Pour the marinade over the lamb chops and marinate for 20 minutes at room temperature or up to 24 hours in the refrigerator. If marinating for more than 20 minutes, cover the baking dish tightly with plastic wrap or seal the freezer bag.
Preheat an outdoor grill or indoor grill pan over medium-high heat. Remove the lamb chops from the marinade and wipe off excess. Working in batches if necessary, place them on the grill. Grill the lamb chops for two minutes, until nicely browned. Flip the lamb chops over and cook for another three minutes for medium-rare or three and a half minutes for medium. (If you prefer your lamb cooked medium-well, transfer the lamb chops to an ovenproof dish and cook, uncovered, in a 375 degrees Fahrenheit oven for another three to five minutes. If you are making this dish ahead of time, save this step until just before serving.)

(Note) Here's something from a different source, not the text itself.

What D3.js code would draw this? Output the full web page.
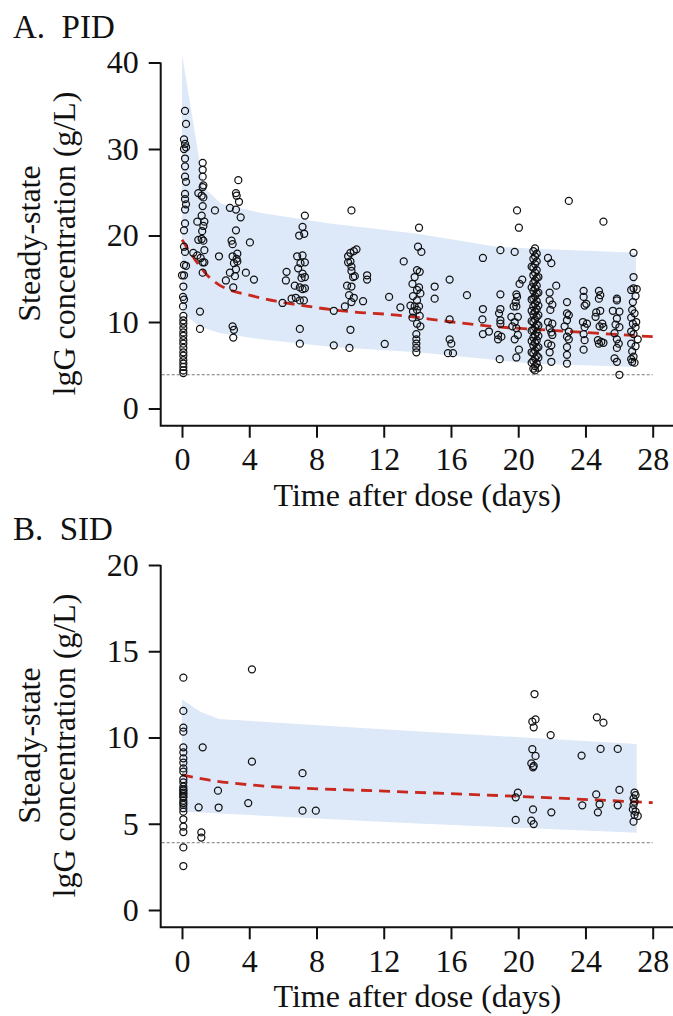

Pour the remaining marinade into a small saucepan. Bring it to a boil over medium-high heat and continue boiling for another to to three minutes. Spoon the sauce over the lamb chops and serve immediately with a side of salad.
Good to Know: Should marinade be discarded after it’s been used to marinate meat? If the marinade has boiled for three to four minutes, it can be reused as a sauce for cooked meat.
Good to Know: “Overcrowding the pan” refers to adding too many ingredients to a pan at once. When the pan is overcrowded, too much steam is created, and instead of the food frying or searing, it steam-cooks and turns soggy.
Make It Ahead: If you want to grill the Lamb Chops with Citrus and Sage ahead of time, undercook the meat (two minutes per side for medium-rare) to prevent the lamb chops from overcooking when you reheat them later.
Storage: Lamb Chops with Citrus and Sage can be stored in the refrigerator for up to three days or in the freezer for up to one month.
Reheat: Bring the lamb chops to room temperature, covered, and reheat in a 375 degrees Fahrenheit oven for four to six minutes.
Excerpted from The Modern Table: Kosher Recipes for Everyday Gatherings by Kim Kushner. Photography by Kate Sears. Copyright © 2022 by Kim Kushner. Excerpted with permission from Figure 1 Publishing. All rights reserved. No part of this excerpt may be reproduced or reprinted without permission in writing from the publisher.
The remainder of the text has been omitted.